Introduction to RAID : RAID Components and Features : Fault Tolerance

Fault Tolerance

Fault tolerance is the capability of the subsystem to undergo a drive failure or failures without compromising data integrity, and processing capability. The Nytro MegaRAID controller provides this support through redundant drive groups in RAID 1, RAID 5, RAID 6, RAID 10, RAID 50, RAID 0, and RAID 60 levels. The system can still work properly even with drive failure in a drive group, though performance can be degraded to some extent.

In a span of RAID 1 drive groups, each RAID 1 drive group has two drives and can tolerate one drive failure. RAID 1 drive groups can contain up to 32 drives and tolerate up to 16 drive failures, one in each drive group. A RAID 5 drive group can tolerate one drive failure in each RAID 5 drive group. A RAID 6 drive group can tolerate up to two drive failures in each RAID 6 drive group.

Each spanned RAID 10 virtual drive can tolerate multiple drive failures, until each failure is in a separate drive group. A RAID 50 virtual drive can tolerate two drive failures, as long as each failure is in a separate drive group. RAID 60 drive groups can tolerate up to two drive failures in each drive group.

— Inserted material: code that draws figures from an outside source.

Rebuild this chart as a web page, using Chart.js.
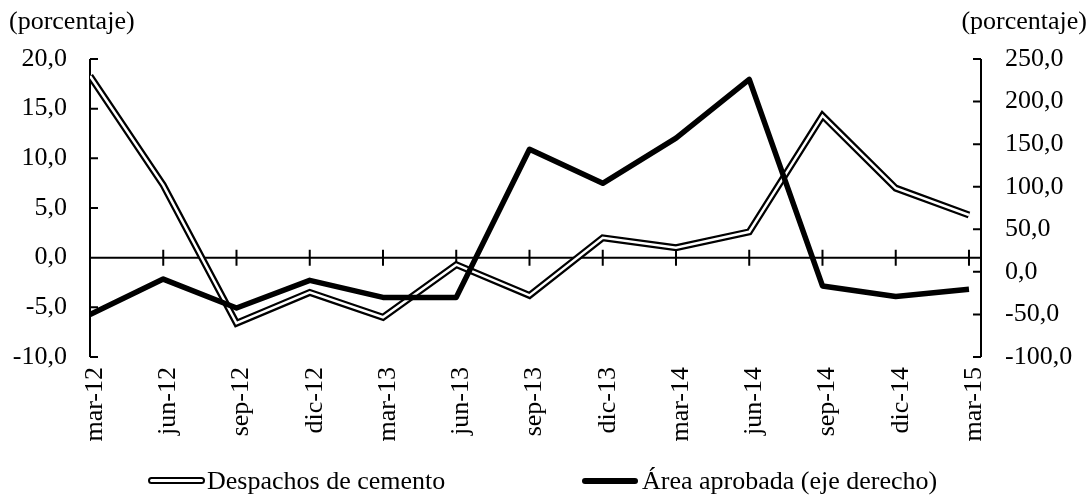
<!DOCTYPE html>
<html>
<head>
<meta charset="utf-8">
<script src="https://cdn.jsdelivr.net/npm/chart.js"></script>
<style>
  body { margin: 0; background: #fff; }
  #wrap { position: relative; width: 1091px; height: 496px; overflow: hidden; font-family: "Liberation Serif", "Times New Roman", serif; color: #000; }
  .title { position: absolute; top: 6px; font-size: 26px; line-height: 30px; }
  .legend { position: absolute; top: 466px; font-size: 26px; line-height: 30px; white-space: nowrap; }
  .sw { position: absolute; }
</style>
</head>
<body>
<div id="wrap">
  <canvas id="myChart"></canvas>
  <div class="title" style="left:9px">(porcentaje)</div>
  <div class="title" style="right:4px">(porcentaje)</div>
  <!-- legend swatches -->
  <div class="sw" style="left:148px; top:477px; width:53px; height:3px; border:2.5px solid #000; border-radius:4px; background:#fff;"></div>
  <div class="legend" style="left:207px">Despachos de cemento</div>
  <div class="sw" style="left:582px; top:478px; width:56px; height:6px; border-radius:3px; background:#000;"></div>
  <div class="legend" style="left:642px">Área aprobada (eje derecho)</div>
</div>

<script>
    // categories and series
    const categories = ['mar-12', 'jun-12', 'sep-12', 'dic-12', 'mar-13', 'jun-13', 'sep-13',
                        'dic-13', 'mar-14', 'jun-14', 'sep-14', 'dic-14', 'mar-15'];
    const despachos = [18.3, 7.3, -6.6, -3.5, -6.0, -0.7, -3.8, 2.0, 1.0, 2.6, 14.3, 7.0, 4.3];
    const areaAprobada = [-50, -8.5, -42.5, -10, -30, -30, 144, 104, 157, 226, -16.5, -29, -20.5];

    const fmt = v => v.toFixed(1).replace('.', ',');
    const toXY = arr => arr.map((v, i) => ({ x: i, y: v }));

    // axis lines, inner tick marks and the zero line
    const axesPlugin = {
        id: 'axesPlugin',
        beforeDatasetsDraw(chart) {
            const { ctx, chartArea: a, scales } = chart;
            ctx.save();
            ctx.strokeStyle = '#000';
            ctx.lineWidth = 2;
            ctx.beginPath();
            // left axis
            ctx.moveTo(a.left, a.top); ctx.lineTo(a.left, a.bottom);
            scales.y.ticks.forEach(t => {
                const y = scales.y.getPixelForValue(t.value);
                ctx.moveTo(a.left, y); ctx.lineTo(a.left + 8, y);
            });
            // right axis
            ctx.moveTo(a.right, a.top); ctx.lineTo(a.right, a.bottom);
            scales.y2.ticks.forEach(t => {
                const y = scales.y2.getPixelForValue(t.value);
                ctx.moveTo(a.right, y); ctx.lineTo(a.right - 8, y);
            });
            // zero line with category ticks
            const y0 = scales.y.getPixelForValue(0);
            ctx.moveTo(a.left, y0); ctx.lineTo(a.right, y0);
            categories.forEach((c, i) => {
                const x = scales.x.getPixelForValue(i);
                ctx.moveTo(x, y0 - 8); ctx.lineTo(x, y0 + 8);
            });
            ctx.stroke();
            ctx.restore();
        }
    };

    const ctx = document.getElementById('myChart').getContext('2d');
    const tickFont = { family: 'Liberation Serif', size: 26 };

    const myChart = new Chart(ctx, {
        type: 'line',
        data: {
            datasets: [
                { label: 'Área aprobada (eje derecho)', data: toXY(areaAprobada), yAxisID: 'y2',
                  borderColor: '#000', borderWidth: 5.5, borderJoinStyle: 'round', order: 0 },
                { label: 'Despachos de cemento', data: toXY(despachos), yAxisID: 'y',
                  borderColor: '#fff', borderWidth: 2.5, borderJoinStyle: 'miter', order: 1 },
                { label: 'Despachos (borde)', data: toXY(despachos), yAxisID: 'y',
                  borderColor: '#000', borderWidth: 7, borderJoinStyle: 'miter', order: 2 }
            ]
        },
        options: {
            responsive: true,
            maintainAspectRatio: false,
            animation: false,
            layout: { padding: { top: 59, left: 0, right: 0, bottom: 0 } },
            elements: { point: { radius: 0 }, line: { tension: 0, fill: false } },
            plugins: { legend: { display: false }, tooltip: { enabled: false } },
            scales: {
                x: {
                    type: 'linear', position: 'bottom',
                    min: 0, max: 12.164,
                    grid: { display: false, drawTicks: false }, border: { display: false },
                    ticks: {
                        stepSize: 1, includeBounds: false, autoSkip: false,
                        maxRotation: 90, minRotation: 90, padding: 10, labelOffset: 5,
                        color: '#000', font: tickFont,
                        callback: v => categories[v] ?? ''
                    },
                    afterFit: s => { s.height = 139; }
                },
                y: {
                    position: 'left', min: -10, max: 20,
                    grid: { display: false, drawTicks: false }, border: { display: false },
                    ticks: { stepSize: 5, padding: 23, color: '#000', font: tickFont, callback: fmt },
                    afterFit: s => { s.width = 90; }
                },
                y2: {
                    position: 'right', min: -100, max: 250,
                    grid: { display: false, drawTicks: false }, border: { display: false },
                    ticks: { stepSize: 50, padding: 24, color: '#000', font: tickFont, callback: fmt },
                    afterFit: s => { s.width = 110; }
                }
            }
        },
        plugins: [axesPlugin]
    });
</script>
</body>
</html>
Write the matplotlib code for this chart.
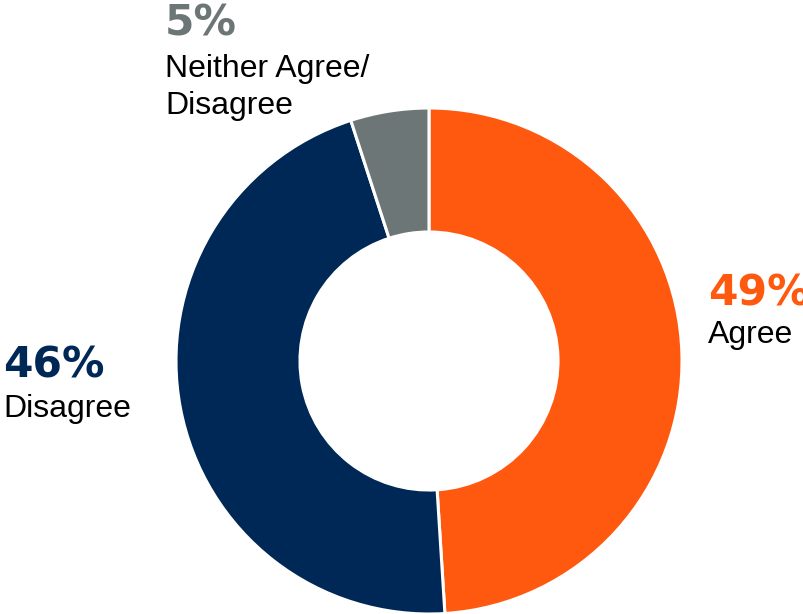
import matplotlib.pyplot as plt

labels = ['Agree', 'Disagree', 'Neither Agree/\nDisagree']
values = [49, 46, 5]
pct_labels = ['49%', '46%', '5%']
colors = ['#FF580F', '#002856', '#6D7677']

W, H = 804, 614
fig = plt.figure(figsize=(W / 100, H / 100), dpi=100)

# donut: centre (429, 361) px, radius 253 px
cx, cy, r = 429, 361, 253
ax = fig.add_axes([(cx - r) / W, (H - cy - r) / H, 2 * r / W, 2 * r / H])
ax.pie(values, colors=colors, startangle=90, counterclock=False, radius=1,
       wedgeprops=dict(width=0.49, edgecolor='white', linewidth=2.2))
ax.set_xlim(-1, 1)
ax.set_ylim(-1, 1)
ax.set_aspect('equal')
ax.axis('off')

def px(x, y):
    return x / W, (H - y) / H

# (x, baseline of percent, baseline of first label line) in pixels
spots = [(708, 305, 343), (3, 377, 417), (165, 35, 77)]
for (x, yp, yl), p, lab, c in zip(spots, pct_labels, labels, colors):
    fig.text(*px(x, yp), p, color=c, fontsize=30.5, fontweight='heavy',
             family='DejaVu Sans', va='baseline', ha='left')
    for i, line in enumerate(lab.split('\n')):
        fig.text(*px(x, yl + i * 37), line, color='black', fontsize=23,
                 family='Liberation Sans', va='baseline', ha='left')

fig.savefig('out.png', dpi=100)
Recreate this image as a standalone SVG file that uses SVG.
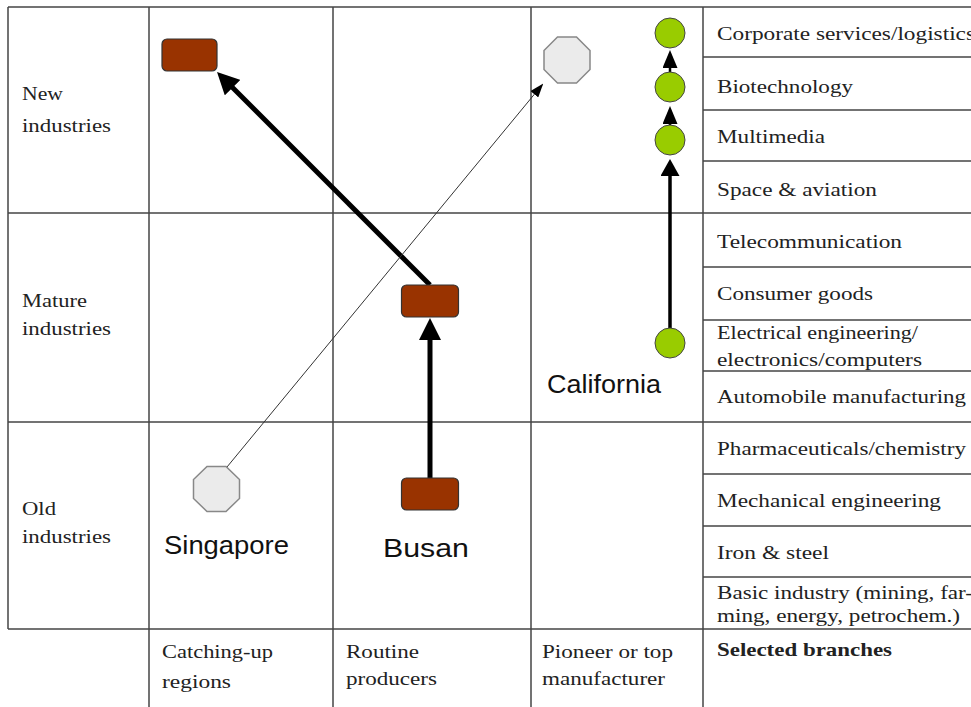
<svg xmlns="http://www.w3.org/2000/svg" width="971" height="707" viewBox="0 0 971 707">
<style>
.grid{stroke:#444;stroke-width:1.5;fill:none}
.lbl{font-family:"Liberation Serif","DejaVu Serif",serif;font-size:19px;fill:#222}
.bold{font-weight:bold}
.city{font-family:"Liberation Sans",Arial,sans-serif;font-size:26px;fill:#111}
.rect{fill:#993300;stroke:#333;stroke-width:1.2}
.oct{fill:#ebebeb;stroke:#888;stroke-width:1.5}
.circ{fill:#99cc00;stroke:#444;stroke-width:1}
.thick{stroke:#000;stroke-width:5;fill:none}
.mid{stroke:#000;stroke-width:3.5;fill:none}
.small{stroke:#000;stroke-width:2.5;fill:none}
.thin{stroke:#333;stroke-width:1;fill:none}
</style>
<defs>
<marker id="mBig" viewBox="0 0 22 22" refX="10" refY="11" markerWidth="22" markerHeight="22" markerUnits="userSpaceOnUse" orient="auto"><path d="M0,0 L22,11 L0,22 z" fill="#000"/></marker>
<marker id="mMid" viewBox="0 0 17 19" refX="8" refY="9.5" markerWidth="17" markerHeight="19" markerUnits="userSpaceOnUse" orient="auto"><path d="M0,0 L17,9.5 L0,19 z" fill="#000"/></marker>
<marker id="mSmall" viewBox="0 0 18 15" refX="8" refY="7.5" markerWidth="18" markerHeight="15" markerUnits="userSpaceOnUse" orient="auto"><path d="M0,0 L18,7.5 L0,15 z" fill="#000"/></marker>
<marker id="mThin" viewBox="0 0 14 10" refX="12" refY="5" markerWidth="14" markerHeight="10" markerUnits="userSpaceOnUse" orient="auto"><path d="M0,0 L14,5 L0,10 z" fill="#000"/></marker>
</defs>
<rect width="971" height="707" fill="#fff"/>
<g id="grid" class="grid">
<line x1="8" y1="7" x2="971" y2="7"/>
<line x1="8" y1="7" x2="8" y2="629"/>
<line x1="149" y1="7" x2="149" y2="707"/>
<line x1="333" y1="7" x2="333" y2="707"/>
<line x1="531" y1="7" x2="531" y2="707"/>
<line x1="703" y1="7" x2="703" y2="707"/>
<line x1="8" y1="213" x2="971" y2="213"/>
<line x1="8" y1="422" x2="971" y2="422"/>
<line x1="8" y1="629" x2="971" y2="629"/>
<line x1="703" y1="57" x2="971" y2="57"/>
<line x1="703" y1="110" x2="971" y2="110"/>
<line x1="703" y1="161" x2="971" y2="161"/>
<line x1="703" y1="267" x2="971" y2="267"/>
<line x1="703" y1="320" x2="971" y2="320"/>
<line x1="703" y1="371" x2="971" y2="371"/>
<line x1="703" y1="474" x2="971" y2="474"/>
<line x1="703" y1="526" x2="971" y2="526"/>
<line x1="703" y1="577" x2="971" y2="577"/>
</g>
<g id="row-labels" class="lbl">
<text x="22" y="100" textLength="41" lengthAdjust="spacingAndGlyphs">New</text>
<text x="22" y="132" textLength="89" lengthAdjust="spacingAndGlyphs">industries</text>
<text x="22" y="307" textLength="65" lengthAdjust="spacingAndGlyphs">Mature</text>
<text x="22" y="335" textLength="89" lengthAdjust="spacingAndGlyphs">industries</text>
<text x="22" y="515" textLength="34" lengthAdjust="spacingAndGlyphs">Old</text>
<text x="22" y="543" textLength="89" lengthAdjust="spacingAndGlyphs">industries</text>
</g>
<g id="col-labels" class="lbl">
<text x="162" y="658" textLength="111" lengthAdjust="spacingAndGlyphs">Catching-up</text>
<text x="162" y="688" textLength="69" lengthAdjust="spacingAndGlyphs">regions</text>
<text x="346" y="658" textLength="73" lengthAdjust="spacingAndGlyphs">Routine</text>
<text x="346" y="685" textLength="91" lengthAdjust="spacingAndGlyphs">producers</text>
<text x="542" y="658" textLength="131" lengthAdjust="spacingAndGlyphs">Pioneer or top</text>
<text x="542" y="685" textLength="123" lengthAdjust="spacingAndGlyphs">manufacturer</text>
<text x="717" y="656" class="bold" textLength="175" lengthAdjust="spacingAndGlyphs">Selected branches</text>
</g>
<g id="branches" class="lbl">
<text x="717" y="40" textLength="258" lengthAdjust="spacingAndGlyphs">Corporate services/logistics</text>
<text x="717" y="93" textLength="136" lengthAdjust="spacingAndGlyphs">Biotechnology</text>
<text x="717" y="143" textLength="108" lengthAdjust="spacingAndGlyphs">Multimedia</text>
<text x="717" y="196" textLength="160" lengthAdjust="spacingAndGlyphs">Space &amp; aviation</text>
<text x="717" y="248" textLength="185" lengthAdjust="spacingAndGlyphs">Telecommunication</text>
<text x="717" y="300" textLength="156" lengthAdjust="spacingAndGlyphs">Consumer goods</text>
<text x="717" y="339" textLength="201" lengthAdjust="spacingAndGlyphs">Electrical engineering/</text>
<text x="717" y="366" textLength="205" lengthAdjust="spacingAndGlyphs">electronics/computers</text>
<text x="717" y="403" textLength="249" lengthAdjust="spacingAndGlyphs">Automobile manufacturing</text>
<text x="717" y="455" textLength="249" lengthAdjust="spacingAndGlyphs">Pharmaceuticals/chemistry</text>
<text x="717" y="507" textLength="224" lengthAdjust="spacingAndGlyphs">Mechanical engineering</text>
<text x="717" y="559" textLength="112" lengthAdjust="spacingAndGlyphs">Iron &amp; steel</text>
<text x="717" y="599" textLength="256" lengthAdjust="spacingAndGlyphs">Basic industry (mining, far-</text>
<text x="717" y="622" textLength="243" lengthAdjust="spacingAndGlyphs">ming, energy, petrochem.)</text>
</g>
<g id="connectors">
<line class="thick" x1="430" y1="285" x2="225.5" y2="80.5" marker-end="url(#mBig)"/>
<line class="thick" x1="430" y1="478" x2="430" y2="330" marker-end="url(#mBig)"/>
<line class="thin" x1="227" y1="467" x2="542" y2="85" marker-end="url(#mThin)"/>
<line class="mid" x1="670" y1="328" x2="670" y2="168" marker-end="url(#mMid)"/>
<line class="small" x1="670" y1="125" x2="670" y2="116" marker-end="url(#mSmall)"/>
<line class="small" x1="670" y1="72" x2="670" y2="60" marker-end="url(#mSmall)"/>
</g>
<g id="singapore-new"><rect class="rect" x="162" y="39" width="55" height="32" rx="5"/></g>
<g id="busan-mature"><rect class="rect" x="401.5" y="285" width="57" height="32" rx="5"/></g>
<g id="busan-old"><rect class="rect" x="401.5" y="478" width="57" height="32" rx="5"/></g>
<g id="singapore-target"><polygon class="oct" transform="translate(567,60)" points="-9.5,-23 9.5,-23 23,-9.5 23,9.5 9.5,23 -9.5,23 -23,9.5 -23,-9.5"/></g>
<g id="singapore-old"><polygon class="oct" transform="translate(216.5,489)" points="-9.5,-22.5 9.5,-22.5 23,-9.5 23,9.5 9.5,22.5 -9.5,22.5 -23,9.5 -23,-9.5"/></g>
<g id="california-1"><circle class="circ" cx="670" cy="33" r="15"/></g>
<g id="california-2"><circle class="circ" cx="670" cy="87" r="15"/></g>
<g id="california-3"><circle class="circ" cx="670" cy="140" r="15"/></g>
<g id="california-4"><circle class="circ" cx="670" cy="343" r="15"/></g>
<g id="region-labels" class="city">
<text x="164" y="554" textLength="125" lengthAdjust="spacingAndGlyphs">Singapore</text>
<text x="383" y="557" textLength="86" lengthAdjust="spacingAndGlyphs">Busan</text>
<text x="547" y="393" textLength="114" lengthAdjust="spacingAndGlyphs">California</text>
</g>
</svg>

*NOTE  RAID level 0 is not fault tolerant. If a drive in a RAID 0 drive group fails, the entire virtual drive (all drives associated with the virtual drive) fails.

Fault tolerance is often associated with system availability because it allows the system to be available during the failures. However, fault tolerance means that it is also important for the system to be available during the repair of the problem.

A hot spare is an unused drive that, in case of a disk failure in a redundant RAID drive group, can rebuild the data and re-establish redundancy. After the hot spare is automatically moved into the RAID drive group, the data is automatically rebuilt on the hot spare drive. The RAID drive group continues to handle requests while the rebuild occurs.

The auto-rebuild feature lets a failed drive be replaced and the data automatically rebuilt by hot-swapping the drive in the same drive bay. The RAID drive group continues to handle requests while the rebuild occurs.